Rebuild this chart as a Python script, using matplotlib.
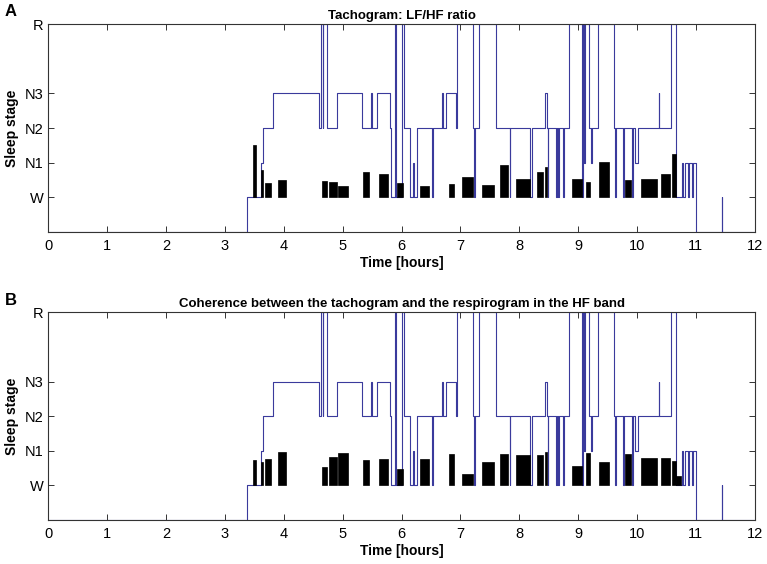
import matplotlib
matplotlib.use("Agg")
import matplotlib.pyplot as plt

plt.rcParams['font.family'] = ['Liberation Sans', 'DejaVu Sans']

# hypnogram: change times (hours) and the stage that starts there
hyp_t = [0, 3.38, 3.62, 3.65, 3.81, 4.60, 4.63, 4.66, 4.67, 4.74, 4.91,
         5.33, 5.48, 5.50, 5.59, 5.80, 5.82, 5.89, 5.91, 6.01, 6.04,
         6.14, 6.19, 6.21, 6.27, 6.52, 6.53, 6.68, 6.70, 6.76, 6.92,
         6.95, 7.22, 7.23, 7.25, 7.31, 7.61, 7.84, 7.85, 8.19, 8.22,
         8.43, 8.47, 8.48, 8.49, 8.63, 8.64, 8.66, 8.68, 8.74, 8.76,
         8.85, 9.06, 9.08, 9.10, 9.12, 9.19, 9.22, 9.24, 9.33, 9.61,
         9.63, 9.64, 9.76, 9.78, 9.91, 9.93, 9.97, 10.02, 10.37, 10.38,
         10.58, 10.67, 10.77, 10.79, 10.81, 10.86, 10.88, 10.94, 10.95,
         11.01, 11.44, 11.45, 12]
hyp_stage = ['-', 'W', 'N1', 'N2', 'N3', 'N2', 'R', 'N2', 'R', 'N2', 'N3',
             'N2', 'N3', 'N2', 'N3', 'N2', 'W', 'R', 'W', 'R', 'N2',
             'W', 'N1', 'W', 'N2', 'W', 'N2', 'N3', 'N2', 'N3', 'N2',
             'R', 'N2', 'W', 'N2', 'R', 'N2', 'W', 'N2', 'W', 'N2',
             'N3', 'N2', 'W', 'N2', 'W', 'N2', 'W', 'N2', 'W', 'N2',
             'R', 'W', 'R', 'N1', 'R', 'N2', 'N1', 'N2', 'R', 'N2',
             'W', 'N2', 'W', 'N2', 'W', 'N2', 'N1', 'N2', 'N3', 'N2',
             'R', 'W', 'N1', 'W', 'N1', 'W', 'N1', 'W', 'N1',
             '-', 'W', '-', '-']
stage_level = {'-': -1, 'W': 0, 'N1': 1, 'N2': 2, 'N3': 3, 'R': 5}

# bars: start / end time (hours)
bar_start = [3.47, 3.62, 3.68, 3.91, 4.65, 4.77, 4.92, 5.35, 5.61, 5.93,
             6.31, 6.80, 7.02, 7.37, 7.67, 7.94, 8.30, 8.43, 8.90, 9.14,
             9.36, 9.80, 10.06, 10.41, 10.59, 10.67]
bar_end = [3.53, 3.65, 3.78, 4.03, 4.73, 4.90, 5.09, 5.45, 5.77, 6.02,
           6.46, 6.89, 7.21, 7.57, 7.81, 8.18, 8.40, 8.47, 9.06, 9.21,
           9.52, 9.89, 10.34, 10.56, 10.66, 10.75]
lfhf = [1.51, 0.80, 0.40, 0.49, 0.47, 0.44, 0.33, 0.74, 0.66, 0.41,
        0.33, 0.38, 0.57, 0.36, 0.94, 0.52, 0.72, 0.86, 0.52, 0.43,
        1.01, 0.50, 0.54, 0.66, 1.26, 0.0]
coherence = [0.74, 0.67, 0.75, 0.96, 0.54, 0.82, 0.94, 0.74, 0.76, 0.47,
             0.76, 0.91, 0.33, 0.67, 0.90, 0.87, 0.88, 0.96, 0.56, 0.94,
             0.68, 0.92, 0.78, 0.79, 0.71, 0.28]

titles = ['Tachogram: LF/HF ratio',
          'Coherence between the tachogram and the respirogram in the HF band']
panels = ['A', 'B']
stage_ticks = ['W', 'N1', 'N2', 'N3', 'R']

fig = plt.figure(figsize=(7.67, 5.64), dpi=100)
boxes = [[0.063, 0.589, 0.921, 0.368], [0.063, 0.078, 0.921, 0.368]]
panel_y = [0.979, 0.468]

for box, vals, title, panel, py in zip(boxes, [lfhf, coherence], titles, panels, panel_y):
    ax = fig.add_axes(box)
    ys = [stage_level[s] for s in hyp_stage]
    ax.step(hyp_t, ys, where='post', color='#3a3a9c', lw=0.8, zorder=2)
    for s, e, v in zip(bar_start, bar_end, vals):
        if v > 0:
            ax.bar(s, v, width=e - s, align='edge', bottom=0, color='black',
                   edgecolor='black', lw=0.5, zorder=3)
    ax.set_xlim(0, 12)
    ax.set_ylim(-1, 5)
    ax.set_xticks(range(13))
    ax.set_yticks([stage_level[s] for s in stage_ticks])
    ax.set_yticklabels(stage_ticks)
    ax.tick_params(direction='in', top=True, right=True, length=4,
                   width=0.7, labelsize=10.5, colors='#333333', labelcolor='black')
    ax.tick_params(axis='x', pad=5)
    for sp in ax.spines.values():
        sp.set_color('#333333')
        sp.set_linewidth(0.8)
    ax.set_title(title, fontsize=9.5, fontweight='bold', pad=4)
    ax.set_xlabel('Time [hours]', fontsize=10, fontweight='bold', labelpad=2)
    ax.set_ylabel('Sleep stage', fontsize=10, fontweight='bold', labelpad=4)
    fig.text(0.006, py, panel, fontsize=12, fontweight='bold',
             ha='left', va='center')

fig.savefig('out.png', dpi=100)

------------------------

▸ Exercise directions: Repeat the lines of the listing above verbatim, beginning at its first line and ending at the line containing "plt.rcParams['font.family'] = ['Liberation", which is included. Omit pictures.

▸ Task response:
Rebuild this chart as a Python script, using matplotlib.
import matplotlib
matplotlib.use("Agg")
import matplotlib.pyplot as plt

plt.rcParams['font.family'] = ['Liberation Sans', 'DejaVu Sans']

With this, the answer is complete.